> _Exercise directions_:
Repeat the records below exactly, from the first line through the line containing "import plotly.graph_objects as go", and leave out any pictures.

☆ ☆ ☆ ☆ ☆

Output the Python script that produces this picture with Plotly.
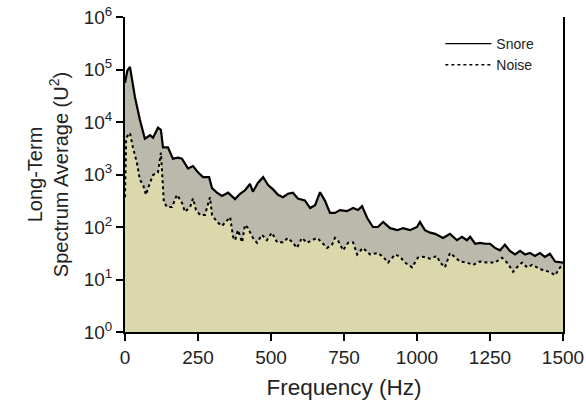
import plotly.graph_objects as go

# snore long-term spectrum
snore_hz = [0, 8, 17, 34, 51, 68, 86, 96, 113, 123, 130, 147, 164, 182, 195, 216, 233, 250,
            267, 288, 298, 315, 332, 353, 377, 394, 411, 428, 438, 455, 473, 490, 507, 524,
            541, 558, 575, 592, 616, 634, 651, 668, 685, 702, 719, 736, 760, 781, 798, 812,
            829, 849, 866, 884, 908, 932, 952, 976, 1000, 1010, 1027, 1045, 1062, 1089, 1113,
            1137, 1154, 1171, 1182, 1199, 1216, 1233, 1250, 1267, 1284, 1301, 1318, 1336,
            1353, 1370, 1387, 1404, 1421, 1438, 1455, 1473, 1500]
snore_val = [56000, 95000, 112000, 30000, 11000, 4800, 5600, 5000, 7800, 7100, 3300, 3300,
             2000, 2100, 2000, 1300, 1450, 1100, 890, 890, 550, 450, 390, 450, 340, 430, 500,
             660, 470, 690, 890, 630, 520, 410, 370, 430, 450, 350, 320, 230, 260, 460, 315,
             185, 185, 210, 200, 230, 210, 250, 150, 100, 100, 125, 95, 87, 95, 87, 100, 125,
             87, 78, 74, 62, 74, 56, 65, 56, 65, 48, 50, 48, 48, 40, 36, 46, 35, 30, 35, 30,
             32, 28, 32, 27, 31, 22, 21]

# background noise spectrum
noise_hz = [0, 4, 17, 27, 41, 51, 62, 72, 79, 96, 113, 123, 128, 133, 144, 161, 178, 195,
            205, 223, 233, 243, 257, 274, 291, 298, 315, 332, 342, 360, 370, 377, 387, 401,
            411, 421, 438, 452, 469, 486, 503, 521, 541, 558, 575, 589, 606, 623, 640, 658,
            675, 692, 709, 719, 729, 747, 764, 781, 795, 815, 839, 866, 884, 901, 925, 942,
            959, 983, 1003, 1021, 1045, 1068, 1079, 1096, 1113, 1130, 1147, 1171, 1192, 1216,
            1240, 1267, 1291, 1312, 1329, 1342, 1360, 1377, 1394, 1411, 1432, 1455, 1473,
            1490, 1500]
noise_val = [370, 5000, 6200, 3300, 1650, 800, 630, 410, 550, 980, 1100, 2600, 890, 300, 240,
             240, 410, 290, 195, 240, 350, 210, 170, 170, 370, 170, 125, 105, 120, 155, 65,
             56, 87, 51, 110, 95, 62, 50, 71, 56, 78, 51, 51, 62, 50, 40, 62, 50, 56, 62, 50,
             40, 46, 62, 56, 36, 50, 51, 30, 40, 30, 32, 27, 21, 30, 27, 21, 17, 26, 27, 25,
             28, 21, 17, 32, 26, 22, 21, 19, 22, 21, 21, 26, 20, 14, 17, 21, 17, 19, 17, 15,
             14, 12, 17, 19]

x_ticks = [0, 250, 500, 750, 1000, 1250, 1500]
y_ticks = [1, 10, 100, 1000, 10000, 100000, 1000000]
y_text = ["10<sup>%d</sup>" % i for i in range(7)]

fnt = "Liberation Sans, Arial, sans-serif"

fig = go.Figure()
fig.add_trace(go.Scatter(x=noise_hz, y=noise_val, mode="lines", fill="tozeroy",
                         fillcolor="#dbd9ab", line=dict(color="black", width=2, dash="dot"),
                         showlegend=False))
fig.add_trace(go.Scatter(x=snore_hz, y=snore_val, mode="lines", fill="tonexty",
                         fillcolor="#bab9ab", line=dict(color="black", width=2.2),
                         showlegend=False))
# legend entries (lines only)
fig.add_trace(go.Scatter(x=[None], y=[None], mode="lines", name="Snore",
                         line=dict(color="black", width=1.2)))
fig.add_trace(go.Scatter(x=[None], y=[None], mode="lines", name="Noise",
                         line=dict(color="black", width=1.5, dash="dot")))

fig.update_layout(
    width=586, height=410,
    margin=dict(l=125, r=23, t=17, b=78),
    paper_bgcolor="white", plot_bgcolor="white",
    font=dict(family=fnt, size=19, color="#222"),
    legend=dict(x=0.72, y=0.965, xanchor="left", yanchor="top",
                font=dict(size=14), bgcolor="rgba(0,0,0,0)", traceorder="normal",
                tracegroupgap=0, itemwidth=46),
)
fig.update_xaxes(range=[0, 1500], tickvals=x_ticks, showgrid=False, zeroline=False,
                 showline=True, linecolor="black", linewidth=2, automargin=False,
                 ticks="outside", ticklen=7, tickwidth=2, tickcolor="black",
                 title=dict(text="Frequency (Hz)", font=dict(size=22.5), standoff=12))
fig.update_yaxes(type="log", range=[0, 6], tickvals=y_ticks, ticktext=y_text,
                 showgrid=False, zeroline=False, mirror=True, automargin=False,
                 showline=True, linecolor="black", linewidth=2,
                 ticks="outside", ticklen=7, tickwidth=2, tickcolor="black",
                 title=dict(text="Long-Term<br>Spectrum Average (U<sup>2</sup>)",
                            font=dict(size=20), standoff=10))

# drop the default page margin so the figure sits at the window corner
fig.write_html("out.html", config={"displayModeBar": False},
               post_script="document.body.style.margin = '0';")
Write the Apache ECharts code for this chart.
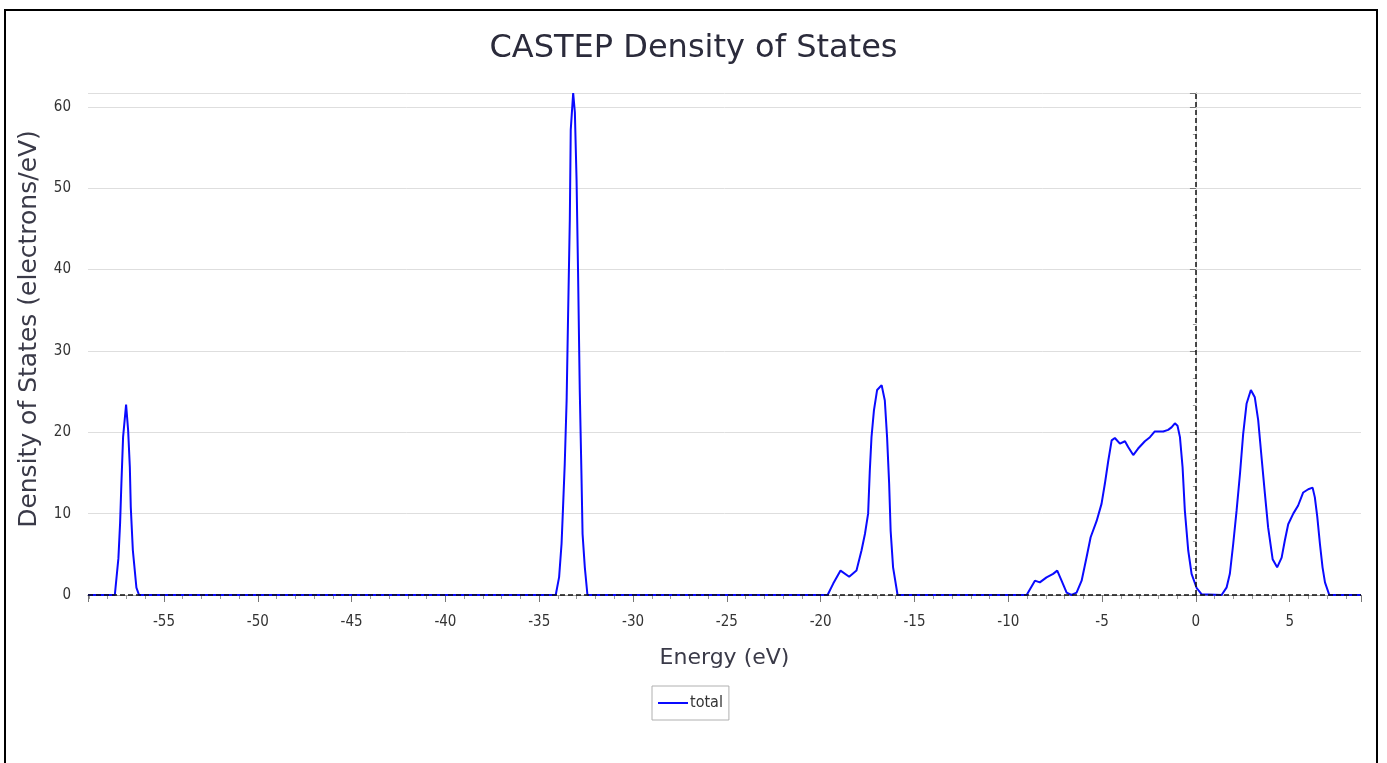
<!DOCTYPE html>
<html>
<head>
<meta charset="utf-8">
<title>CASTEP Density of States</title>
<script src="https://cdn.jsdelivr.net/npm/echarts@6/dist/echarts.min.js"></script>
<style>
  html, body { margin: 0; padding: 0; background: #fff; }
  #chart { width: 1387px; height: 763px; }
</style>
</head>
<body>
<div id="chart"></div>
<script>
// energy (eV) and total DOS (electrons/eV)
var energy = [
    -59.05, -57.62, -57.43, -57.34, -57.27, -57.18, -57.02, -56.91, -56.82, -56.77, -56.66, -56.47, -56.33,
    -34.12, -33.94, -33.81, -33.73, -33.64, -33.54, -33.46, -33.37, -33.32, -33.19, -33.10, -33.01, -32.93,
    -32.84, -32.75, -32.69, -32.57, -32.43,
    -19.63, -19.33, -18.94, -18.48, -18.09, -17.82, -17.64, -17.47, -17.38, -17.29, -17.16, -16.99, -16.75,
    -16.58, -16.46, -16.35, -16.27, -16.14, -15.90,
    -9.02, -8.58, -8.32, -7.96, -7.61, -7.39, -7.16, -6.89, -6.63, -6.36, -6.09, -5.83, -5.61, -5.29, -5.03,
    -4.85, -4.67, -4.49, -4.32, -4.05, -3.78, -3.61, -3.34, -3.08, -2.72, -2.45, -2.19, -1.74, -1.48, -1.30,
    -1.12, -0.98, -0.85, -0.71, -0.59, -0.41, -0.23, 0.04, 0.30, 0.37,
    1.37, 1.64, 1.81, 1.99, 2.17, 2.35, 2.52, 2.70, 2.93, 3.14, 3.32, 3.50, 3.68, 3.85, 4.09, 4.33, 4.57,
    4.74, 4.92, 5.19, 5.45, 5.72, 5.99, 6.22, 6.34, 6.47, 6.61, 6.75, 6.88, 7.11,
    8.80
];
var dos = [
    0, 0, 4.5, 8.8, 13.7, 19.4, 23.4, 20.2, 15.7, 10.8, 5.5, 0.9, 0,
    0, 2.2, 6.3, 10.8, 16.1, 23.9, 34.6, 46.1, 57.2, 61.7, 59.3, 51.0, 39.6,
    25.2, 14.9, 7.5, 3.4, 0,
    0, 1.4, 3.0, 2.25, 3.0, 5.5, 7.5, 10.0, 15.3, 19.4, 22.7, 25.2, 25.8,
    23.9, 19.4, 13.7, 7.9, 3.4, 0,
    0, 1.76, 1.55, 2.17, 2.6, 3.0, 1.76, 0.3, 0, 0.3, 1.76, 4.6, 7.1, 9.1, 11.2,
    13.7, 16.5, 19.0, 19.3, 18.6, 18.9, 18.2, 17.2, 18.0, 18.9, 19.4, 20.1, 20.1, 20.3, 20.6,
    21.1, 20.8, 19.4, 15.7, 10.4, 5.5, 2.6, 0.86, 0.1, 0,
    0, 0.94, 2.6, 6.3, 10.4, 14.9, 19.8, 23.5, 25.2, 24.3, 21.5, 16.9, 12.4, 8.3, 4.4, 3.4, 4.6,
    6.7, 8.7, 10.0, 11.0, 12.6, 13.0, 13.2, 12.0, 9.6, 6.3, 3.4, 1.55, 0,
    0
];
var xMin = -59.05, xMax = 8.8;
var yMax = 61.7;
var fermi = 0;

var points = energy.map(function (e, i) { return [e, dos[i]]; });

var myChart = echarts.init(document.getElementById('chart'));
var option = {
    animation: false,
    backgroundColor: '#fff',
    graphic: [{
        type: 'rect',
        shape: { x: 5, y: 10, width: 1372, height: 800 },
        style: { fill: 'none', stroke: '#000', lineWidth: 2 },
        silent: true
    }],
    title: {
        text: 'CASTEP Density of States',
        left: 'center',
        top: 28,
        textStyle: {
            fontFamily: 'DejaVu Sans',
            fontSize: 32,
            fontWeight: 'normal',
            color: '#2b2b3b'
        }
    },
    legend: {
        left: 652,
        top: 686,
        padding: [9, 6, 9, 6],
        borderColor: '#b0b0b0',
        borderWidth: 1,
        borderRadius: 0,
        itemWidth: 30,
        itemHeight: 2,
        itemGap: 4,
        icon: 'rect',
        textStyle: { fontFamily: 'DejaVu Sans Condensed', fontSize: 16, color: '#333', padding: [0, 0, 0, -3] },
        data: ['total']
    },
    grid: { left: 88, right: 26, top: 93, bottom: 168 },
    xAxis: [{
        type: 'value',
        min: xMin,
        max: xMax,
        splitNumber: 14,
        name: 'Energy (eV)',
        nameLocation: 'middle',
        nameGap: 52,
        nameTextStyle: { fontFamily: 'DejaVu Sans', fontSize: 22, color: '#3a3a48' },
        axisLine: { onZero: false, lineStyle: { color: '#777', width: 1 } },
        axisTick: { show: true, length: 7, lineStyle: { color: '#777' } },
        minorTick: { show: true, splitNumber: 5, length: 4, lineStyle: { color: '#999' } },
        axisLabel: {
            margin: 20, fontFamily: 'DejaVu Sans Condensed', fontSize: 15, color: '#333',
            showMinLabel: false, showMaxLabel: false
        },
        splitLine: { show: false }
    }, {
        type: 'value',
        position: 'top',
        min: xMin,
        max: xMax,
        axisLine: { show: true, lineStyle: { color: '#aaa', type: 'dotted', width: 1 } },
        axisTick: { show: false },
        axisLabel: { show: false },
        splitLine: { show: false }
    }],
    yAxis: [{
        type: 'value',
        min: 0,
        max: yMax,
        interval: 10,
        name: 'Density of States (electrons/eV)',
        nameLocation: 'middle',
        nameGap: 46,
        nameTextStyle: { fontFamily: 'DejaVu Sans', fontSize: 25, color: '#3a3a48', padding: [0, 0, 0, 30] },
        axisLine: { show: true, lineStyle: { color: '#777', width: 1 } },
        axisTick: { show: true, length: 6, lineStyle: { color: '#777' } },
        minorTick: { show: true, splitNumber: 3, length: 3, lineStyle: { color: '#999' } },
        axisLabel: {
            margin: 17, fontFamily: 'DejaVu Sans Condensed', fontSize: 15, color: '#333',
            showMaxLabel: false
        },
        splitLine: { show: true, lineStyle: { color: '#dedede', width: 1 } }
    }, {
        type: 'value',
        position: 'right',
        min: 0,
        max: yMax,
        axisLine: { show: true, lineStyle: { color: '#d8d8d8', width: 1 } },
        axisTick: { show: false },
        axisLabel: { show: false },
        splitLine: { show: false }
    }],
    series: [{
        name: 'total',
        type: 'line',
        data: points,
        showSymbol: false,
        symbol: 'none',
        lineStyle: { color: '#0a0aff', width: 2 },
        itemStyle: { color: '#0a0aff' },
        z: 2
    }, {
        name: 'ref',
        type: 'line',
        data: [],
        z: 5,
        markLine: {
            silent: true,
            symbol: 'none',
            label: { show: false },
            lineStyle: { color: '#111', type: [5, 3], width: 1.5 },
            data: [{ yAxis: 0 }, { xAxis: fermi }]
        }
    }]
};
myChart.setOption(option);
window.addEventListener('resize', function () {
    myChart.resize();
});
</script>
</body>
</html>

☆ ☆ ☆ ☆ ☆

> _Worked solution_:
Output the Python script that produces this picture with Plotly.
import plotly.graph_objects as go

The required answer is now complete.